The Red Sox pitcher doesn’t have time to look back at last season.
FORT MYERS, Fla. (AP) – Johnny Pesky, the former Boston shortstop and manager who knows too well how merciless Red Sox fans can be, thinks he knows why the city has spared pitcher Tim Wakefield from the offseason sport of finger-pointing that claimed Grady Little’s job.
“Let me tell you something about young Mr. Wakefield,” Pesky said Monday at the team’s spring training field. “He’s a classy professional. He’ll accept responsibility when things go wrong. The guys like him, and they’re not blaming him for what happened.”
Mention “Bill Buckner” in Boston and you will likely get an earful about curses. Saying “Bucky Dent” will get you the curses themselves. Talk about Little and a Red Sox fan is as likely to burst into tears as rage.
But it was Wakefield who gave up Aaron Boone’s game-winning home run that kept the Red Sox from making the World Series last year. So when the knuckleballer took the podium in front of 1,200 fans this winter at an award dinner, he wasn’t sure what to expect.
“It was huge,” he said last week of the standing ovation he got from the packed ballroom at the Boston Baseball Writer’s annual dinner. “It shows you the character of our fans, and the passion of our fans. It gives me chills.”
The Red Sox were five outs from reaching the World Series last season before Pedro Martinez tired, Little failed to do anything about it and the New York Yankees rallied from a three-run deficit to send Game 7 of the AL championship series into extra innings.
Wakefield pitched a perfect 10th inning, then Boone hit the first pitch of the 11th for the game-winning homer.

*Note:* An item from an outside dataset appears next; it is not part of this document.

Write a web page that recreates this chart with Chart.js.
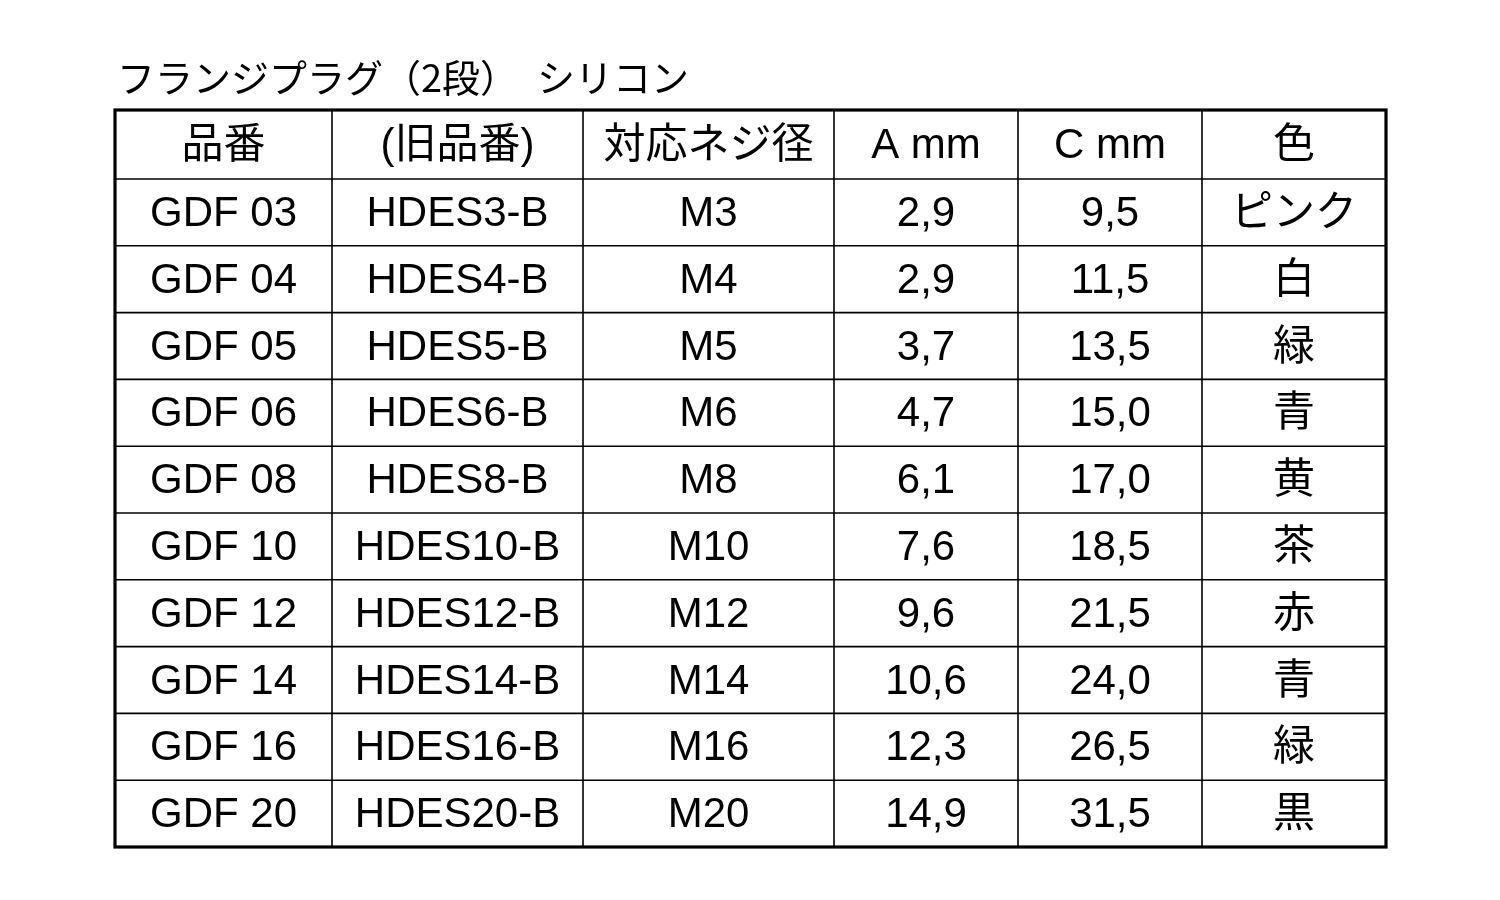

“The fact that he was put there shows you what the ballclub thinks of him,” current manager Terry Francona said. “Guys like him make my job so easy. They just show up and they do their best. Win or lose, they show up again the next day and try to do it again.”
New York advanced to the World Series, and the Red Sox returned to Boston for another offseason of parceling out the blame. Little was let go, and most of the winter was spent rethinking his decision to leave Martinez in the game.
“It’s unfortunate what happened last year,” Wakefield said. “But that was a good season. They beat us. I don’t really think you can put a finger on what went wrong. That’s what baseball’s all about.”
The longest-tenured player on the Red Sox, Wakefield has become a well-respected leader in the clubhouse. He has bounced in and out of the rotation and suffered career setbacks and organizational insults – like being left off the 1999 playoff roster – without becoming discouraged or malcontented.
Asked if he needed to have a talk with Wakefield this spring to make sure his confidence wasn’t damaged, Francona said, “Truthfully, I never gave it a thought. Didn’t think I had to.
“He’s about as much as a pro as you’re going to find,” the manager said. “No, I haven’t given it a thought. He probably hasn’t either.”
It turns out, Wakefield did think about it – but only for a couple of days.
“It stinks getting on the bus and knowing we’re through,” he said. “But you start to reflect on it and think, ‘Wow, we were part of one of the greatest series ever.”‘
Pesky has a little bit of experience with the fickle nature of Boston fans. For years, he was blamed for “holding” a relay throw in the 1946 World Series that allowed Enos Slaughter’s mad dash to home plate with the deciding run in Game 7.
Pesky didn’t really hold the ball, but that hasn’t been enough to keep the legend from growing all these years. In Red Sox lore, the play is part of a timeline that runs from the sale of Babe Ruth to the Yankees to Dent’s homer to Buckner’s error to Little’s lonely walk back to the dugout.
“Timmy felt bad about it,” Pesky said. “He’s the guy that felt worse about it than anybody.”
Wakefield’s goal has gone from making the majors, to pitching 10 years, to pitching past the age of 40, a reasonable plan for a 37-year-old knuckleballer. Of course, there’s the possibility that he will keep going and surpass his mentor, Phil Niekro, who pitched until he was 48, or Hall of Fame knuckleballer Hoyt Wilhem, who turned 50 in 1972, his last season.
“I probably could, but I don’t think there’s any reason to play that long,” Wakefield said. “Unless we haven’t won a World Series.”
The way things have been going for the Red Sox the last eight or nine decades, that’s a reasonable concern.